Sulla panchina, sedeva lui, il «petisso», Bruno Pesaola, argentino radicato a Napoli che fino a due anni prima indossava ancora la maglia azzurra in campo. Lauro lo considerava un fortunato, lo aveva apprezzato da calciatore, ne sposava l’originalità, la spavalderia senza peli sulla lingua. Il «Comandante» aveva fatto chiamare Pesaola, che allenava la Scafatese senza avere ancora il patentino, alla ventunesima giornata, dopo la sconfitta azzurra a Novara. Via Fioravante Baldi, ex calciatore per un anno a Napoli, scommessa su Pesaola. Venne registrato come «accompagnatore», non avendo ancora patentino né requisiti formali per un contratto da allenatore. Ma forma o non forma, il «petisso» cominciò a vincere, raggranellando poi 25 punti, con 10 successi, 5 pareggi e 3 sconfitte fino alla promozione in serie A.
La partita
A Roma, contro la Spal, Pesaola si affidò alle sue invenzioni tattiche, descritte da Marcucci: spostò Pierluigi Ronzon dal centrocampo a, si diceva allora, libero metodista. Poi, «il metodo Pesaola» prevedeva Achille Fraschini alla regia di centrocampo e Gianni Corelli bomber. Ebbe ragione, il «petisso». Corelli segnò subito, ma si fece poi parare un calcio di rigore. La Spal pareggiò, ma a dieci minuti dalla fine, con un gran tiro al volo da fuori area, Ronzon siglò la vittoria. «Il Napoli trionfa anche in Coppa Italia» titolò «Il Mattino». E quel «anche», dopo la promozione in A, era tutto un programma. Panico fu misurato nei voti: mise 7 a otto giocatori e un 6 a altri quattro. Erano i criteri di allora. «Pesaola in trance» era il titolo sui commenti dei protagonisti. «Voglio vedere chi ha il coraggio di toglierci quello che abbiamo conquistato sul campo» urlò Pesaola, alludendo al processo in corso in Federazione per delle accuse di illeciti rivolte al Napoli.
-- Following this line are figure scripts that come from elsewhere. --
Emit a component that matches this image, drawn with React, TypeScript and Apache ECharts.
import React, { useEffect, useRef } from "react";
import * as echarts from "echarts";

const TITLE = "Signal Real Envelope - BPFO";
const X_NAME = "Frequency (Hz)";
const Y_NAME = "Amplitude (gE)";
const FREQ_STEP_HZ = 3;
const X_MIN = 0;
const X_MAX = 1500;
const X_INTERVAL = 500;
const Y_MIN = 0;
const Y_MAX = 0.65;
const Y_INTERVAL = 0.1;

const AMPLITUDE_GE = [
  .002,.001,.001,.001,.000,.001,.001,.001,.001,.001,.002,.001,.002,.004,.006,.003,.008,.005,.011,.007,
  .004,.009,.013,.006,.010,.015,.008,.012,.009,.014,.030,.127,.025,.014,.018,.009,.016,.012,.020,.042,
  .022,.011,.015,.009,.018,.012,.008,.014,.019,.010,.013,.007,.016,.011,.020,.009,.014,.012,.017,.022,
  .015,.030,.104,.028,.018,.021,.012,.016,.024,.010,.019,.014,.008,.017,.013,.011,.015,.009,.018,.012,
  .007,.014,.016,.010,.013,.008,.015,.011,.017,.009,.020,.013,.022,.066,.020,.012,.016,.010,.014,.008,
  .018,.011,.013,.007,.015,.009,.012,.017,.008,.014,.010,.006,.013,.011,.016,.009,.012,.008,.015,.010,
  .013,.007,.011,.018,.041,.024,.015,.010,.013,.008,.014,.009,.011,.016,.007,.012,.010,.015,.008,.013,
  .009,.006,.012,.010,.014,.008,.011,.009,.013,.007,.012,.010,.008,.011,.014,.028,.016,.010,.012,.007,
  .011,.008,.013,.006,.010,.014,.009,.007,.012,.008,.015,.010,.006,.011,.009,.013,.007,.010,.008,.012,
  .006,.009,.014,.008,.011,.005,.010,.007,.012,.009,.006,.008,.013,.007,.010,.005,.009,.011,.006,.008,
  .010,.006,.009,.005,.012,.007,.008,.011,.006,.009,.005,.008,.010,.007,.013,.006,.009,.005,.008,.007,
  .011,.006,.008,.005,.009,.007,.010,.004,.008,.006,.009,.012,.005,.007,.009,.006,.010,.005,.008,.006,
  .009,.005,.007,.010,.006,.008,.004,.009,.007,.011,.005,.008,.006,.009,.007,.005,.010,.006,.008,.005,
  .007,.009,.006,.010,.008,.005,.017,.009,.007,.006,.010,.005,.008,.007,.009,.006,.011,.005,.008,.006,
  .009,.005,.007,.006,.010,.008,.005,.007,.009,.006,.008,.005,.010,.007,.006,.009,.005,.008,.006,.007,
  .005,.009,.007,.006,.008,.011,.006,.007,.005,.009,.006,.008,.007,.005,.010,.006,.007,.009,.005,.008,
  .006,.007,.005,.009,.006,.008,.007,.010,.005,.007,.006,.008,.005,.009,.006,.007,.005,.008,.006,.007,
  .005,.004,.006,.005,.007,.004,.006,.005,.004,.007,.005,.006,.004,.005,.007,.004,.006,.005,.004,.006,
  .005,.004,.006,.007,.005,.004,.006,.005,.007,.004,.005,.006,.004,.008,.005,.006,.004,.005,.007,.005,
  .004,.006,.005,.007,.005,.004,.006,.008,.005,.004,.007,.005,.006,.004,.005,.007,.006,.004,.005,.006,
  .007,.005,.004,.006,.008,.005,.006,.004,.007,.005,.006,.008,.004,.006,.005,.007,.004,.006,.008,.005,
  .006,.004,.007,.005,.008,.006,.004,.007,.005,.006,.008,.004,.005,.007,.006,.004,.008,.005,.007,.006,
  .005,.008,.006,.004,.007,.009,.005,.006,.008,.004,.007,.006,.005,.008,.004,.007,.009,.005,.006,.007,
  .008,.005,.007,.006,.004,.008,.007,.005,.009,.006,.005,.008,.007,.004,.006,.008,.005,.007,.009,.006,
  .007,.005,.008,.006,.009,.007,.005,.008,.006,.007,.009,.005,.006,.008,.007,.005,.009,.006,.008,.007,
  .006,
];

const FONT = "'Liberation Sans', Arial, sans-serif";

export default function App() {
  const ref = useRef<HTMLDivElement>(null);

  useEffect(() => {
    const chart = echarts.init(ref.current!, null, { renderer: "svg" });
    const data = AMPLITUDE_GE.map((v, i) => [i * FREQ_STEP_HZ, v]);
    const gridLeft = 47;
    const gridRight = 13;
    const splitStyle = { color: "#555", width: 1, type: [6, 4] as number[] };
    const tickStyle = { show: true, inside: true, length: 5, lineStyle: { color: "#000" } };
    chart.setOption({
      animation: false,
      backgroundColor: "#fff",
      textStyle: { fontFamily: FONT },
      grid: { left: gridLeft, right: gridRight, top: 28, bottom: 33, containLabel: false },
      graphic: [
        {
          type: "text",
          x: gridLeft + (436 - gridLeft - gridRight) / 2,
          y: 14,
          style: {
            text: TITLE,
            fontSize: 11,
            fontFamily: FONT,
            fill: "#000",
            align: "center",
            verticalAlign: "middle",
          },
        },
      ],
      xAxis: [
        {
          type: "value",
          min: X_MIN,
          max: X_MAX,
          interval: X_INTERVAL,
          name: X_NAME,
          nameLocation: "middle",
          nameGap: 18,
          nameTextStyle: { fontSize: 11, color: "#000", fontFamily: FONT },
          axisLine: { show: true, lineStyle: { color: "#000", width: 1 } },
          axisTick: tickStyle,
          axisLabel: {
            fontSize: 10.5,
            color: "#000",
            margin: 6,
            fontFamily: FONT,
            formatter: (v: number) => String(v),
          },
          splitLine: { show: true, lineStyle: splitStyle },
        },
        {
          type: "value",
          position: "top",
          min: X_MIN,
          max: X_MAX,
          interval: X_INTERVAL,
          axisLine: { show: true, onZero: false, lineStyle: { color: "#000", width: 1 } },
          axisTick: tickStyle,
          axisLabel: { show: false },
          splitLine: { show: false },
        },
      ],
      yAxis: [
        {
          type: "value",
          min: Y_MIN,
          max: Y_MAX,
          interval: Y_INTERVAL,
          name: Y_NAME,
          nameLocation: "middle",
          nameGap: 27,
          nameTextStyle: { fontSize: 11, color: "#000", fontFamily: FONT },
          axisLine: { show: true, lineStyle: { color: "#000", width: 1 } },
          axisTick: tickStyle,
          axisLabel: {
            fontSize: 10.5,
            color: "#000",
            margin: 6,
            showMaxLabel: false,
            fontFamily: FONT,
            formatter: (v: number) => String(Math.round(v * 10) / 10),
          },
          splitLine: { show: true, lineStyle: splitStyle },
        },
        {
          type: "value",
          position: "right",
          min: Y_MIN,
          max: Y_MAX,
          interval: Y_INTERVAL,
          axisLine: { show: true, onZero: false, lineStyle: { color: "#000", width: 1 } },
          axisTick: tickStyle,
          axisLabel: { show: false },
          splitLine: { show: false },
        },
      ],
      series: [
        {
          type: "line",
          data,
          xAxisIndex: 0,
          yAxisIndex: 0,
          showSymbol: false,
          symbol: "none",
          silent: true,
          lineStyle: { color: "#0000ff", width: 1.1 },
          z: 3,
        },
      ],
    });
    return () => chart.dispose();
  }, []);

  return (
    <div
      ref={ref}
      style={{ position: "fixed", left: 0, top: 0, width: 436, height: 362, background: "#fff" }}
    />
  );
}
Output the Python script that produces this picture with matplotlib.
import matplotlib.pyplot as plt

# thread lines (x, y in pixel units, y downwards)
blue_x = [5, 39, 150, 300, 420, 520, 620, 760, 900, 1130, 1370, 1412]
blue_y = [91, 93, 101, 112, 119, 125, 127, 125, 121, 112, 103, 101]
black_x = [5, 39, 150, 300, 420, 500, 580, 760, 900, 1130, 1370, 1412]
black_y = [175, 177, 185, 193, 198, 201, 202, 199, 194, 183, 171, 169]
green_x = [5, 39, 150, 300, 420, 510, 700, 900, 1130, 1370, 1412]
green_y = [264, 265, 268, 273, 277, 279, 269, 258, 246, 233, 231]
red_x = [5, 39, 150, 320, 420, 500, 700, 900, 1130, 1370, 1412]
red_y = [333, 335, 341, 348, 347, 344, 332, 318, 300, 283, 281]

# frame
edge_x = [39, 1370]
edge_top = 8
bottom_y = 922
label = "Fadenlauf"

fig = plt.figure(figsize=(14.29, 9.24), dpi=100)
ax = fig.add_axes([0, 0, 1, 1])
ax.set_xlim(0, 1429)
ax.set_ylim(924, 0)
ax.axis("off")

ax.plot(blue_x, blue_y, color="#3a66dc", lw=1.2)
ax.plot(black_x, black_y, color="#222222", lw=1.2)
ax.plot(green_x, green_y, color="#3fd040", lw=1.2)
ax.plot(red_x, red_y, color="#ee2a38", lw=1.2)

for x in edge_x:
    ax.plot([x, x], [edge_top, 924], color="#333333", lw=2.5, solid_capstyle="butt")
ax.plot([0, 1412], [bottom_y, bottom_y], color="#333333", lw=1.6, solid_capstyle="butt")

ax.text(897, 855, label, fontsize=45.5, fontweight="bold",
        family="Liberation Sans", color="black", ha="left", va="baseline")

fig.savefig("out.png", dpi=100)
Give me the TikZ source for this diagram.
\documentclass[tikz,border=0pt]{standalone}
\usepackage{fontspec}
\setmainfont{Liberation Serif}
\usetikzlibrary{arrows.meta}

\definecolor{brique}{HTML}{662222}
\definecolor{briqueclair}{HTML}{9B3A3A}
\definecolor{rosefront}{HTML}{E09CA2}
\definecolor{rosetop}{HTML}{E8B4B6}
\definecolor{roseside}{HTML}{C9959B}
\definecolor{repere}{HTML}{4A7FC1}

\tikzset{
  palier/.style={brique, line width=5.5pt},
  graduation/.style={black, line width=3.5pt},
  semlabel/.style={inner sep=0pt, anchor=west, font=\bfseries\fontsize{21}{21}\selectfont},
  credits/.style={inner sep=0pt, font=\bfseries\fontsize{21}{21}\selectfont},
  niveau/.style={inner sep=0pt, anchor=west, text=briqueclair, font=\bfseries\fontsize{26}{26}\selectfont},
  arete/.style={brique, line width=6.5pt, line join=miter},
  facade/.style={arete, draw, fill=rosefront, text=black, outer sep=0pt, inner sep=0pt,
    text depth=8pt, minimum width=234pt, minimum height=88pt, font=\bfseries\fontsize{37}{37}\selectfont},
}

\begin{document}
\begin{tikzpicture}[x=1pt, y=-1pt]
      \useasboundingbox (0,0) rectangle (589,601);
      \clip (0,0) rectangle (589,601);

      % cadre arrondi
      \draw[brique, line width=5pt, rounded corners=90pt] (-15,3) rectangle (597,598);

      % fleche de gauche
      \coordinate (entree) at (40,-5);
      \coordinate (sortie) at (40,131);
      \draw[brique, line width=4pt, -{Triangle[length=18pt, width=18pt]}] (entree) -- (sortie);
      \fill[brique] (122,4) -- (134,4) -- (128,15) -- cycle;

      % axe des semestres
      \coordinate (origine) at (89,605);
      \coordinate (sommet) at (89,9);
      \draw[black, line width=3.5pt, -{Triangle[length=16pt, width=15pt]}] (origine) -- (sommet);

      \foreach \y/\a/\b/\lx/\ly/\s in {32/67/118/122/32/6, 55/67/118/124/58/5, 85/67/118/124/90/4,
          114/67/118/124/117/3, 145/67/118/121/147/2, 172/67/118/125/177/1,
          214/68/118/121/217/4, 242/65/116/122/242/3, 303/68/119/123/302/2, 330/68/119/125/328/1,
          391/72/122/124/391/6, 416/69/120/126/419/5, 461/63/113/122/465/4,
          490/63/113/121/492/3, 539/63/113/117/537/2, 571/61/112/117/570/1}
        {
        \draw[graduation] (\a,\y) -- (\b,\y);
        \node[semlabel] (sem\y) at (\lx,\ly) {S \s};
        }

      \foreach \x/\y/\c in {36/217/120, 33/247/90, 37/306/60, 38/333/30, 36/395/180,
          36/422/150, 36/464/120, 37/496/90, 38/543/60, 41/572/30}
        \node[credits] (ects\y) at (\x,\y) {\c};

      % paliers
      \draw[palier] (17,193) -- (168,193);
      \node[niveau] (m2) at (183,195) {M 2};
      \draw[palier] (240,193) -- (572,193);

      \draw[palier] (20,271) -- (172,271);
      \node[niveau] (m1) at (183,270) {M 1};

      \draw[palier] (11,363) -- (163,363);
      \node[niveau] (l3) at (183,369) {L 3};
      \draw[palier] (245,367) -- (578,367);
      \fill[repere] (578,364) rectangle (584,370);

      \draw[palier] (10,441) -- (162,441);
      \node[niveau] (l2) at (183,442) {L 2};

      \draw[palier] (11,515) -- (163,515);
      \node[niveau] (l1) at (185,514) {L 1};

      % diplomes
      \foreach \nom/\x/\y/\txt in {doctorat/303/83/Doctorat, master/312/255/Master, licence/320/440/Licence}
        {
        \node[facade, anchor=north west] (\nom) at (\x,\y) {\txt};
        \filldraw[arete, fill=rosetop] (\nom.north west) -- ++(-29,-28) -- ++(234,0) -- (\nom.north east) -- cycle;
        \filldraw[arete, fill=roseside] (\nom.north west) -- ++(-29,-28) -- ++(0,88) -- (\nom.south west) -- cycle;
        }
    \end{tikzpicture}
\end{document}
Un processo finito in assoluzione. Poi la premiazione, con la Coppa consegnata ad Amos Mariani, quel giorno capitano, dal ministro Alberto Folchi. Invasione di campo, festa, in brodo di giuggiole Rivellino, come Girardo e Tacchi. E Marcucci concludeva il suo pezzo: «Le macchine targate NA sfilano per le vie della Capitale, in un carosello policromo e rumoroso. È la festa di Napoli e del Napoli». La prima, nella storia azzurra.